James K. A. Smith’s book Desiring the Kingdom can be helpful in exploring the underlying anthropologies and teloi of these two books. Smith spends most of his time debunking the tendency to conceptualize humans as primarily or essentially thinking beings—to assume that it is our thoughts or beliefs that motivate us and drive our behavior, and therefore, thought/beliefs become the central fulcrum for change, spiritual or otherwise. I don’t believe Smith would mind saying it’s a problem to consider humans as consumers or producers.

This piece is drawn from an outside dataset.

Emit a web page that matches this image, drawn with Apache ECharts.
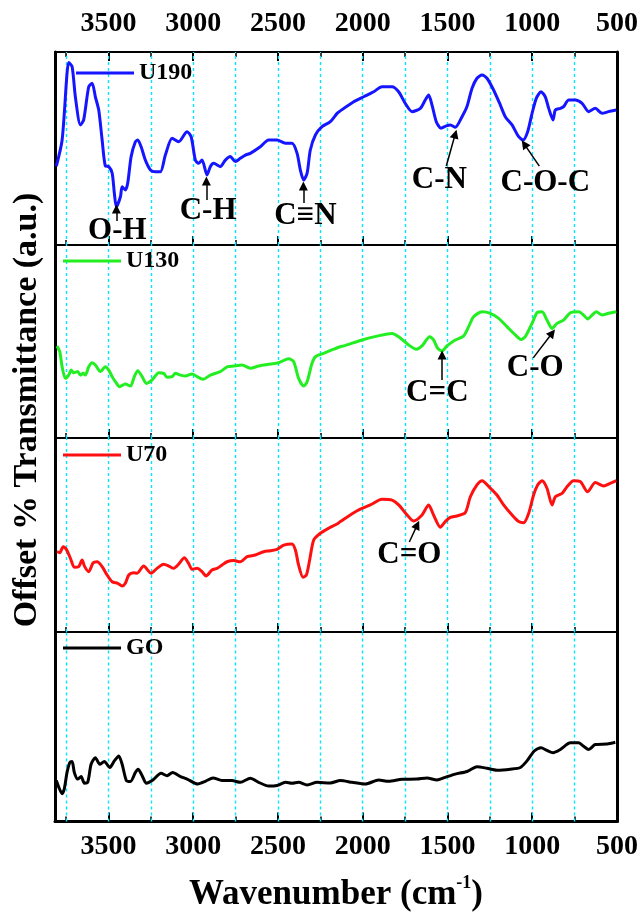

Smith argues that ultimately humans are lovers; our primary orientation to the world is not through knowledge, belief, consumption, or production, but through love. And our love always has an aim—a telos. The question is not will humans love, but what will they love? The aim of our love will be shaped by our embodied habits, for it is habituated behavior—ritual or liturgy—rather than thoughts/beliefs/ideas that most deeply shapes and forms whom we become. This assertion is entirely consistent with research in cognitive science, neuroscience, psychotherapy, and psychological research on child and adult attachment. The habits in which we both consciously and unreflectively engage shape the form and capacity of our love. So persons may be shaped to love in a variety of ways. Our loves can be formed in healthy and holy ways or even malformed in unholy ways. Based on the behavioral habits in which we engage, we may be shaped to love consuming or producing, and we may even be shaped to love the pursuit of happiness.
As Christians interacting with these books, the anthropological question looms: What kind of persons are we to become? How and by what are we to be shaped? Are image and likeness of Jesus and identity “in Christ” our telos? While both of these books are helpful, they may leave a reader cold. It is not that it’s necessarily anti-Christian to pursue happiness or to think about how one’s identity is enhanced or diminished by being part of an organization. Rather, the anthropologies found in these books are thin and instrumental. Even Bok reduces happiness to something less than the wisdom of Ecclesiastes, making it an end in itself. For the teacher of Ecclesiastes knows that even if we are to eat, drink, and experience pleasure (well-being, happiness), the more important issue is the worship of and devotion to the one who is behind it all.